The type of specialized search engine discussed here does not restrict its searches to a subset of the Web pages available but rather restricts the types of search that can be done. For example Glover et al. [6] used learning techniques to automatically determine successful query modifications to find Web pages in a number of categories such as personal homepages, calls for papers, product reviews and guide or FAQ documents. They used Support Vector Machines to do text classification. This involves training the SVM with positive and negative example pages for the category of interest. From this, query modifications can be learnt so that when a search is made in the future these extra query terms are automatically added to the query. The resultant search engine metasearches generic search engines such as Google and Alta Vista using the original user queries with the extra query terms. As the effectiveness of query modifications are search engine specific, search engine, query modification tuples need to be considered. Similarly specialized search engines that answer certain types of natural language queries can be developed. This once again uses the learning of query modifications. At query-time the user’s query is extended using the learnt query modifications and the modified queries are sent to various major search engines and the results merged. Agichtein et al. [1] investigate the automatic learning of query modifications for common questions such as “who was…”, “where is…” etc. The general idea is to transform questions into specific phrases that may be found on Web pages containing the answer. These specialized search engines can easily be constructed as metasearch engines that search either one or a number of the major search engines. Alternatively these specialized search abilities could be built into the major search engines. Either the search engines can automatically recognize when a query should trigger a special search (e.g. by noticing a query of the form “What is …?”) or a menu of specialized searches can be provided.

The Geosearch [5] search engine offers search that is aware of the geographical location of resources and factors into the ranking of results whether or not the searcher is in the geographical scope of the resource. This is specialized search where the restricted search category is pages with sufficient geographical relevance. This search is implemented by a second step in query processing that factors in the geographical scope of relevant resources. A lookup table of the geographical scope of all resources is precalculated via various algorithms.

3. An objectivity search engine An interesting category for specialized search that can be dealt with in future work is the searching for objective product review pages.
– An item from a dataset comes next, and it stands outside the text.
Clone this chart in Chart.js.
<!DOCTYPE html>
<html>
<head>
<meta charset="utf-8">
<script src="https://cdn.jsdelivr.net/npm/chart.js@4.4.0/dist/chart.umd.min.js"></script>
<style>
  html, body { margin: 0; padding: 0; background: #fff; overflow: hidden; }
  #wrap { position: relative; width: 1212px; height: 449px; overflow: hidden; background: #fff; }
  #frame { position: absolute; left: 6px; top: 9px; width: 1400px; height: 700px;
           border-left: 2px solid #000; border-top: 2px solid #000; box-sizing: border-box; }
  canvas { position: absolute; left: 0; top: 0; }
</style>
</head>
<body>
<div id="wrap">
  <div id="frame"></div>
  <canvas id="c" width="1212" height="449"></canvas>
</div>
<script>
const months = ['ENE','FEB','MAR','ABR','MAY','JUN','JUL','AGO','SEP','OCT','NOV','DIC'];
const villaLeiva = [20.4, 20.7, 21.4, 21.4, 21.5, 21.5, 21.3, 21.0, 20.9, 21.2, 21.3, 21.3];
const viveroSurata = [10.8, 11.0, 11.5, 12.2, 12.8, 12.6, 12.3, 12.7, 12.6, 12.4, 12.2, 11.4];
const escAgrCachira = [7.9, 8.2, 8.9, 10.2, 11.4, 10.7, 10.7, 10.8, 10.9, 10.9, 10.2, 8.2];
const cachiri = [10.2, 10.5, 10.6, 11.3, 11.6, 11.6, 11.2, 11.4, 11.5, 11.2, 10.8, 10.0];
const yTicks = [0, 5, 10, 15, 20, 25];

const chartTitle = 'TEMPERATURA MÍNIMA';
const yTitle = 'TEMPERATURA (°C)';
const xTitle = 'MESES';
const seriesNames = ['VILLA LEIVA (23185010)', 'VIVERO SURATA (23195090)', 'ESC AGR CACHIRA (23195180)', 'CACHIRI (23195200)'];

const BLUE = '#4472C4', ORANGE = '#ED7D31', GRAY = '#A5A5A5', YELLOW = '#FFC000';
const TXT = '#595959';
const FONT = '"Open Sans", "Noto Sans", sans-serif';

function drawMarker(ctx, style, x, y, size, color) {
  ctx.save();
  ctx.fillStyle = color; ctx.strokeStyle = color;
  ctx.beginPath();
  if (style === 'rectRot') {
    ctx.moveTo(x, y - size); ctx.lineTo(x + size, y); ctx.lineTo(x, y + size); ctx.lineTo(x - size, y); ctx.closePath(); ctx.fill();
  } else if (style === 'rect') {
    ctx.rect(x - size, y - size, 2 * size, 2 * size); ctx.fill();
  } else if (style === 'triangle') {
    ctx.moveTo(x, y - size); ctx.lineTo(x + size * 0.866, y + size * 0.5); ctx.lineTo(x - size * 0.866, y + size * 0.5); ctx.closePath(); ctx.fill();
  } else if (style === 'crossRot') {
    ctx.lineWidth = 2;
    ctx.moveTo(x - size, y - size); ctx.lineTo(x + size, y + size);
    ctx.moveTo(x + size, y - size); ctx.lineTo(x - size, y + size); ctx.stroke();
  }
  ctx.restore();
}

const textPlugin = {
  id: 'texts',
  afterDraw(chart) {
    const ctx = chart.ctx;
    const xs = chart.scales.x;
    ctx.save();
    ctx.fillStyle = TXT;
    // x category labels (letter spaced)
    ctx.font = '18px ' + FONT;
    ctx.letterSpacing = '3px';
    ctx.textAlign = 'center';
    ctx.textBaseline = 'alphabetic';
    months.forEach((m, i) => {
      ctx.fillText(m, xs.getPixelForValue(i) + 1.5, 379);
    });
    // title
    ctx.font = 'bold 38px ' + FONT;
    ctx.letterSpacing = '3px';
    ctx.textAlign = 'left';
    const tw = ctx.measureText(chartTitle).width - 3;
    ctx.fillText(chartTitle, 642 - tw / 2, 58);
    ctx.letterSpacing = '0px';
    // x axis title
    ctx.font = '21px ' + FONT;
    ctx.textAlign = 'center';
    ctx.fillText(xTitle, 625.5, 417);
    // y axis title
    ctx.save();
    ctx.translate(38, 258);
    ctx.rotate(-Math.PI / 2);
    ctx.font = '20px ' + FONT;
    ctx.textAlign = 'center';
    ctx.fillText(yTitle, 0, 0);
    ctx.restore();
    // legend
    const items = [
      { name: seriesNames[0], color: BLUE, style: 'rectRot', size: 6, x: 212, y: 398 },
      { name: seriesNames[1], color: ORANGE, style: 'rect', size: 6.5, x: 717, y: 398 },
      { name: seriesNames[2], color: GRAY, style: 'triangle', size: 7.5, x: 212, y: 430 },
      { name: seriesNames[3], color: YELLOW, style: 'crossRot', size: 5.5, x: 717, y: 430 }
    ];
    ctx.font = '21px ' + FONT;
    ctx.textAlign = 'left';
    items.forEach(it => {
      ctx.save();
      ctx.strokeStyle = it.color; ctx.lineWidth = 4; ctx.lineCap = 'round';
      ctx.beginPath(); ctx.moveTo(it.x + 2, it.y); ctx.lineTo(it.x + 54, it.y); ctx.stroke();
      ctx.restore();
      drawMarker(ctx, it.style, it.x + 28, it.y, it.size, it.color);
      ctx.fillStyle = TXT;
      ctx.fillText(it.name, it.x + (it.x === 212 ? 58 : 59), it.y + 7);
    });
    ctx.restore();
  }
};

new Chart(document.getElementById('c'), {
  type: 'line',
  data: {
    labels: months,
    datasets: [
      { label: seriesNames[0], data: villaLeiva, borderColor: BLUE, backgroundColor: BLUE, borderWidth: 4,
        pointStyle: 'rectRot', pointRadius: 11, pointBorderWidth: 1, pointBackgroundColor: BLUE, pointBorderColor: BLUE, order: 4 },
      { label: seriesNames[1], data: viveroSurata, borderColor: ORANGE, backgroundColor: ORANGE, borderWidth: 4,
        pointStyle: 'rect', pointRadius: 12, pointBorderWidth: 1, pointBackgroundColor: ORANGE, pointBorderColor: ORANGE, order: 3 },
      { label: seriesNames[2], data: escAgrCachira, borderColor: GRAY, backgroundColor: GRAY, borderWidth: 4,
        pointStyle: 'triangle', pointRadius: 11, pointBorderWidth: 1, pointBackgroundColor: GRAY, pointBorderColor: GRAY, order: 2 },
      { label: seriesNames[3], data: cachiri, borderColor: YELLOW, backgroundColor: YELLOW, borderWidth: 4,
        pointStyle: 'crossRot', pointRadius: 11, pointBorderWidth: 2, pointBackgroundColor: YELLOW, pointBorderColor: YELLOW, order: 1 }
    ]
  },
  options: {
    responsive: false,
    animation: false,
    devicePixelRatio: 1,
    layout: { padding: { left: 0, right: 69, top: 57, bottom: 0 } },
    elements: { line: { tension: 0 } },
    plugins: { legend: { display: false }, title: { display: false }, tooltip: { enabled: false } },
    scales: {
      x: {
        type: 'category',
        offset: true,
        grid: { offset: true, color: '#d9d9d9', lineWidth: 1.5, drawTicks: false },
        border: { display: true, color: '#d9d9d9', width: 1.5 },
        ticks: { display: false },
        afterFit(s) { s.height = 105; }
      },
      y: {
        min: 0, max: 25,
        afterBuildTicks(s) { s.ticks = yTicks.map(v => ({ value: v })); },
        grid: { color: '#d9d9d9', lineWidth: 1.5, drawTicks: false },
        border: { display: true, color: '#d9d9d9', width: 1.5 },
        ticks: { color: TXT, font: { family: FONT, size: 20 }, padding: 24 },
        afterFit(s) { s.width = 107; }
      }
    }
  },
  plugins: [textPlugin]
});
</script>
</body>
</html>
With the large amount of commercial sites presenting biased accounts of products it can be hard to acquire objective information or comparisons about a product. For instance a search for “Jbuilder” on Google returns a page from the Borland Web site – if you were wishing to decide on whether to use Jbuilder or some other competing IDE this would not be the best place to get unbiased information. While the ability to search for objective pages of all types is interesting it is also illdefined. The suggestion here is simply for a search engine that finds objective pages about commercial products and pages about how they compare with competing products. For instance pages that objectively review two competing products may mention both products but also the words “compared with” or “versus”. A basic heuristic for identifying objective articles about products would be to look for pages that mentioned competing products also and preferably a number of times. Either the user can supply a list of competing products or they can supply just one and then the search engine can automate the process of finding competitors. One way to do this would be for the search engine to search for the products name along with such words as “competitor” or “rival” and then intelligently extract the names of competitors. The process

of determining which of these query modifications work best can be automated as has been done in [6]. Alternatively link analysis can be used as is done by GoogleScout (http://www.google.com). Once the competitors are known articles that mention a number of the competitors and the original product along with possible query modifications such as “versus” or “compared” can be searched for. Once again finding the best query modifications for this purpose can be automated.
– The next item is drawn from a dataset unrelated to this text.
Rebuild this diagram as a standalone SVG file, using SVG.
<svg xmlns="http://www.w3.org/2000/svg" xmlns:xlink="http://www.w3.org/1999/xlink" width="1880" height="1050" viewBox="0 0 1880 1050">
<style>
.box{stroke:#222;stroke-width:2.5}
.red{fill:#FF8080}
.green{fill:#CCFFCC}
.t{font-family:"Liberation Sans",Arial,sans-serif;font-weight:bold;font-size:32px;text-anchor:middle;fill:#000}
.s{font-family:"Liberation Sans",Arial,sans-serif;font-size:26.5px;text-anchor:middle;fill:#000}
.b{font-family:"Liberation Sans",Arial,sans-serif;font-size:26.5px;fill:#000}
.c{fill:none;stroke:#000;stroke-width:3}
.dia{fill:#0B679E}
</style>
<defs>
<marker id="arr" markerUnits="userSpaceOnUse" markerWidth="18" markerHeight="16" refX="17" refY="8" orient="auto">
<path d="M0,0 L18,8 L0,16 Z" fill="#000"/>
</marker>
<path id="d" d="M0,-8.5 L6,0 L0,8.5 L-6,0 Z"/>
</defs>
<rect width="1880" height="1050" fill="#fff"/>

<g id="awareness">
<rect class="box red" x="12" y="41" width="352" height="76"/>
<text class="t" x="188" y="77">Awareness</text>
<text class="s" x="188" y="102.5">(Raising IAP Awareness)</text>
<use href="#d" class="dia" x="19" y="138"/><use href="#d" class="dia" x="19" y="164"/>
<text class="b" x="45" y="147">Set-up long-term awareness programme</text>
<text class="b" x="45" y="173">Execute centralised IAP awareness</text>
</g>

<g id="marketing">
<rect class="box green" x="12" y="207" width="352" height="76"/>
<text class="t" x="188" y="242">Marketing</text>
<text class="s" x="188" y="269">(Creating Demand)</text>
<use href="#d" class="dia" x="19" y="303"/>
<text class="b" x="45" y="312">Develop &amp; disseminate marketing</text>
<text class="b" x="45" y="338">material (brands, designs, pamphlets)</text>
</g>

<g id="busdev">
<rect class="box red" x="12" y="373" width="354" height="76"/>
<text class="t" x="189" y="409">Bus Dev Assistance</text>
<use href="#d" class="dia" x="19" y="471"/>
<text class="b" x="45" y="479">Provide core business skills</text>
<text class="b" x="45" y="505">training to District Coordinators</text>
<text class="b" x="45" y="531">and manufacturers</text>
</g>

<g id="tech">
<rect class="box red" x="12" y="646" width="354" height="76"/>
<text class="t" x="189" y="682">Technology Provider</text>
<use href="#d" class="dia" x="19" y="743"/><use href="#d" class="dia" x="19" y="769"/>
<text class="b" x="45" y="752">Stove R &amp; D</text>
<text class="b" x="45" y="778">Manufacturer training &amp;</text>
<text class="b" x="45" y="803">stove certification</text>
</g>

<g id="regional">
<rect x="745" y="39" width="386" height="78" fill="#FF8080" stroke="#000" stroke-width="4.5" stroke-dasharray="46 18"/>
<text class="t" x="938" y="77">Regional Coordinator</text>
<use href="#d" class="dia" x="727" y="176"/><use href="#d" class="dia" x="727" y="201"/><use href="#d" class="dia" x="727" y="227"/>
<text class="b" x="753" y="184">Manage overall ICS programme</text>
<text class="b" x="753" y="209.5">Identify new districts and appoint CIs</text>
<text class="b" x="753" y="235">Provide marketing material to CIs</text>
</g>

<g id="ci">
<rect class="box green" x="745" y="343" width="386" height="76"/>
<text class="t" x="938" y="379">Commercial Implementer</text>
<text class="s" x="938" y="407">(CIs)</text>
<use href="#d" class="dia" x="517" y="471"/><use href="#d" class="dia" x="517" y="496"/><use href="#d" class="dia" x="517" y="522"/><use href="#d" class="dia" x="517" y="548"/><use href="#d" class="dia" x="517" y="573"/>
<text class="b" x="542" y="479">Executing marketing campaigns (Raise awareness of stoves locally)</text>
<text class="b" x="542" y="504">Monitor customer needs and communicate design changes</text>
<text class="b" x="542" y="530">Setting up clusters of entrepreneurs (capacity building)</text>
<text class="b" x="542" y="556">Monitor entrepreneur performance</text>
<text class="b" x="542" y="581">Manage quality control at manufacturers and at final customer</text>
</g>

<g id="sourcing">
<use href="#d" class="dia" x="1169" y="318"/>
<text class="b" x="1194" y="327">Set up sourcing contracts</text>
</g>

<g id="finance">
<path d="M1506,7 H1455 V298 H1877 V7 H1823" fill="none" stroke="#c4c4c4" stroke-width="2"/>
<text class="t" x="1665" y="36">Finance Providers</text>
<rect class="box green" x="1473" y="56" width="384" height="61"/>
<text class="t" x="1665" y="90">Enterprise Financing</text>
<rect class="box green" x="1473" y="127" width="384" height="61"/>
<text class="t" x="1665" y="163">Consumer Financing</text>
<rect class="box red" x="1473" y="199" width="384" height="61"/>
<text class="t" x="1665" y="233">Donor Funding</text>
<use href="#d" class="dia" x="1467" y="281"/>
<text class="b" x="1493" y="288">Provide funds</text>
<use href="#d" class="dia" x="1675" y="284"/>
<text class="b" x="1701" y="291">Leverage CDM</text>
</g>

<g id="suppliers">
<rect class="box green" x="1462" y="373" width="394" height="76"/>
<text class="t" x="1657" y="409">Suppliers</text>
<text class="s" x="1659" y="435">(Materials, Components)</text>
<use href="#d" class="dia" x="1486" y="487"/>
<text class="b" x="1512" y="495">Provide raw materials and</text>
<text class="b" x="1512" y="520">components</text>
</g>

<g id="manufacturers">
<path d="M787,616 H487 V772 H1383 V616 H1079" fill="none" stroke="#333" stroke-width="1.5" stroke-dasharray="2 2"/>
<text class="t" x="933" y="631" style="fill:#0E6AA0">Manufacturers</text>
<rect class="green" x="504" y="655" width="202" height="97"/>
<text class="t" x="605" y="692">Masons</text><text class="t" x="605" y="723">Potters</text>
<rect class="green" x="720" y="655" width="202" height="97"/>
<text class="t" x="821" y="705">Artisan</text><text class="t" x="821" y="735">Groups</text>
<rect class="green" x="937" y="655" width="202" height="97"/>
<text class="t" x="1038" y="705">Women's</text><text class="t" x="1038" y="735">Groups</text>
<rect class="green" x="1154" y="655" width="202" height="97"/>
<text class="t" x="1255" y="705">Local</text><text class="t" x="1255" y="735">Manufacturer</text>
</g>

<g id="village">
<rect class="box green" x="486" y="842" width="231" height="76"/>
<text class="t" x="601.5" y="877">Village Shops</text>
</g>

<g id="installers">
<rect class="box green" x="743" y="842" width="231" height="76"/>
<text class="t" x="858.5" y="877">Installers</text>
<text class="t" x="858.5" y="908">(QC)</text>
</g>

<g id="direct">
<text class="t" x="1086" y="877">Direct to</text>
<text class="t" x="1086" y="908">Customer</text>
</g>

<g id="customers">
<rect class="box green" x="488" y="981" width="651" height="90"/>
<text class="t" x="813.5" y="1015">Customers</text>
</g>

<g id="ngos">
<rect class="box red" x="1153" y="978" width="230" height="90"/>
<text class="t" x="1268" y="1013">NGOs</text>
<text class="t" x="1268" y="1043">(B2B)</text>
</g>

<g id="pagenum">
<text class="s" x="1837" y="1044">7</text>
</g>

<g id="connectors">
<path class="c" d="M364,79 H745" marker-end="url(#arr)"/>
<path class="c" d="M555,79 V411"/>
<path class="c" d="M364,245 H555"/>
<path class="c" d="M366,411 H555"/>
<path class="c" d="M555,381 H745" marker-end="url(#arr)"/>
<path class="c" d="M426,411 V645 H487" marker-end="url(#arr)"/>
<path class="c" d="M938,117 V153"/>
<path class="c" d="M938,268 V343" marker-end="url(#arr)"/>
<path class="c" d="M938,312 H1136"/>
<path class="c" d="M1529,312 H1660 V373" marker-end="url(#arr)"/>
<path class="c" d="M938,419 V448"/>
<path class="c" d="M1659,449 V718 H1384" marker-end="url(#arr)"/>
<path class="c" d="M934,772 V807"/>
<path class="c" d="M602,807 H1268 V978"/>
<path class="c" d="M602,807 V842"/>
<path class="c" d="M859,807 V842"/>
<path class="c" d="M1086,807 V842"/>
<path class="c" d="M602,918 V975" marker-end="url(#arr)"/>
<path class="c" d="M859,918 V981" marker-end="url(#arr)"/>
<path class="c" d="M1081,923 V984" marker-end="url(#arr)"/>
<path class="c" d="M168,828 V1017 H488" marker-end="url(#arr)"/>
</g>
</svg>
4. The integration of specialized search engines into general Web search A big disadvantage with specialized search engines is that people simply want to use one all-purpose search engine. Ways that specialized search engines can be made known to users are (1) a directory of specialized search engines, (2) a metasearch engine of the specialized search engines or (3) the major search engines can automatically infer the specialized search engine(s) that a query should be directed to. A metasearch engine of the specialized search engines might be particularly effective. It would be expected that such an engine by making use of the best possible specialized search engine for each search would gain an advantage over the major search engines. The metasearch engine could provide a selectable choice of specialized searches for users to choose from and also attempt to automatically determine when to invoke a specialized search based on the query given.
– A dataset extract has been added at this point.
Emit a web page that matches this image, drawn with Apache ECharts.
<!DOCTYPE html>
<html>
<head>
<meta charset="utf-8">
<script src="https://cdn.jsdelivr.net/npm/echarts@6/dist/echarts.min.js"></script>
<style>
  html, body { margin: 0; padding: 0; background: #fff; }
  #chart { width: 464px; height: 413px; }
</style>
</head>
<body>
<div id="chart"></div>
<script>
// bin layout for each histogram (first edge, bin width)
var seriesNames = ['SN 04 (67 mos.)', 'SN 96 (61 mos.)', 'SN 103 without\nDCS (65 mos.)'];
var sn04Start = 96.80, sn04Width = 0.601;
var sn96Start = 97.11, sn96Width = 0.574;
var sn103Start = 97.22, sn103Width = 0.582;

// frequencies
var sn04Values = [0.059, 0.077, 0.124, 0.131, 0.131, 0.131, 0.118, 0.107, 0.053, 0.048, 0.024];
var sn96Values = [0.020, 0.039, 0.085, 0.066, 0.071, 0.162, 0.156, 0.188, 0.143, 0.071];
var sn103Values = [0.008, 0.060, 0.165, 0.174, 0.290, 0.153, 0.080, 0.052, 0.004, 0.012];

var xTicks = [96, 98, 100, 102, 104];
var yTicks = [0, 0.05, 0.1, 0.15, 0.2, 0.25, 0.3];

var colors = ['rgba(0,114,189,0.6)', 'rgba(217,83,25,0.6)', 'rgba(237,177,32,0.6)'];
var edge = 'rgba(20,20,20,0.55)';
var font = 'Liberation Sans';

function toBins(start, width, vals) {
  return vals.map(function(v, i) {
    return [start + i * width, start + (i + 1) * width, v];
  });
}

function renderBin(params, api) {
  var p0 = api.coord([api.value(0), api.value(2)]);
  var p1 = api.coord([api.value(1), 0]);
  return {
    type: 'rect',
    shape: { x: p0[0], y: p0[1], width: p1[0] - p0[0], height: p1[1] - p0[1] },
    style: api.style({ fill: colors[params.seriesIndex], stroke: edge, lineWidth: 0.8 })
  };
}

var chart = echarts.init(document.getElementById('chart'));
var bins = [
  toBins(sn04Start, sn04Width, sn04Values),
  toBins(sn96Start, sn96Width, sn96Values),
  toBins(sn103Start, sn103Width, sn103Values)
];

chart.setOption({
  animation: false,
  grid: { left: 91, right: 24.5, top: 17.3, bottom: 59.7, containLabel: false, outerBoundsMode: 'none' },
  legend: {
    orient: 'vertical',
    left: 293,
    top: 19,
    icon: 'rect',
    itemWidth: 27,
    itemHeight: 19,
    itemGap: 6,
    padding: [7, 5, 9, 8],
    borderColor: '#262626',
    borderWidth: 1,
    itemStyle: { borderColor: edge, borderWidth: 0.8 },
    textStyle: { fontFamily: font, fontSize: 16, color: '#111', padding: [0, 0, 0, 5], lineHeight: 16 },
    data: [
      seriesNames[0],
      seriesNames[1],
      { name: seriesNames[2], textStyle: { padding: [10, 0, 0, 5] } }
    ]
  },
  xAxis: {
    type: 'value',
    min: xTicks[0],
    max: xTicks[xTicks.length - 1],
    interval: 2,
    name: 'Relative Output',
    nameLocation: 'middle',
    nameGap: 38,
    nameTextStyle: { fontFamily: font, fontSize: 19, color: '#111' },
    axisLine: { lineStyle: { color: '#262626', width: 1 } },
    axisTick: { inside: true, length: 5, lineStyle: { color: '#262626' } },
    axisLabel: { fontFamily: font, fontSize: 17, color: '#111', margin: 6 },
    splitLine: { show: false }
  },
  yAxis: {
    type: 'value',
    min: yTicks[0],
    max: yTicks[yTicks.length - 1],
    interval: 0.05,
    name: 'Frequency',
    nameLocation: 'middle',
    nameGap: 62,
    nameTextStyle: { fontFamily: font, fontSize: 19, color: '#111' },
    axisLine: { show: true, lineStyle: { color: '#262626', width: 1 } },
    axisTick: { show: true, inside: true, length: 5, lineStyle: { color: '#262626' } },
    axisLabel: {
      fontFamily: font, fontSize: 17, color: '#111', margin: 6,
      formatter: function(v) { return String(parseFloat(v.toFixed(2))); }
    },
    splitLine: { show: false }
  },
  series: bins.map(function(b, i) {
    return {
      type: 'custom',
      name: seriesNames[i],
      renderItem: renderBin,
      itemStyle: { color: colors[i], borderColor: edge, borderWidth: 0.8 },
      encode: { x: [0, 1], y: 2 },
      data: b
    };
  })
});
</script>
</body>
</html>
5. The evolution of the Internet in the light of search difficulties A future scenario where not all web information is easily searchable by all people is quite possible. If a large number of pages no longer are searchable from the most popular search engines this may have effects on the survival of those pages and sites, as

they might not receive sufficient traffic to justify their maintenance. It could be argued that if search engines index many pages that have interest to very few people (and this costs the search engine money to do) this might not be economically viable and the search engines would need to cut-back on indexing these low interest pages. This might mean that more pragmatic laws might confront the ideal of universal search. A counter argument is that the major search engines are competing with each other to establish a reputation as the best search engine. This then requires that they all attempt to search as many pages as possible even if very few people are interested in much of the content. Nevertheless once a search engine establishes itself as the best it would then have some leeway to attempt to make its indexing information the most efficient and streamlined as possible. Despite pages not being indexed by the major search engines it could be argued that if the people who are interested in that information are still able to find the pages via some alternative method (maybe specialized search engines) then that should still be acceptable. Analogously in the physical world it is not possible to search for every business in the world however many small businesses still exist because enough people know of them and find them useful for them to be sustainable. A future scenario might be that many pages are only searchable from specialized search engines. People interested in such pages use these search engines. Many pages might not be (as is already the case) searchable from the major search engines. Some pages may be searchable from no search engine.

6. Conclusion The current major search engines are failing to provide ideal search in a number of ways. They cover a relatively small proportion of the static Web pages, their indexes can be significantly out of date, they do not search they generally do not search the

vast number of pages in the Invisible Web and can fail to provide sophisticated search when the user has a specialized category or topic of search in mind. Specialized search engines alleviate these problems in a number of ways. They can search more of the Web and in a more up-todate fashion within their domain. They can provide more search functionality, superior search in their domain versus the major search engines in terms of standard retrieval metrics and provide more structure search results. Ultimately the future of specialized search engines will be driven by technical and economic imperatives.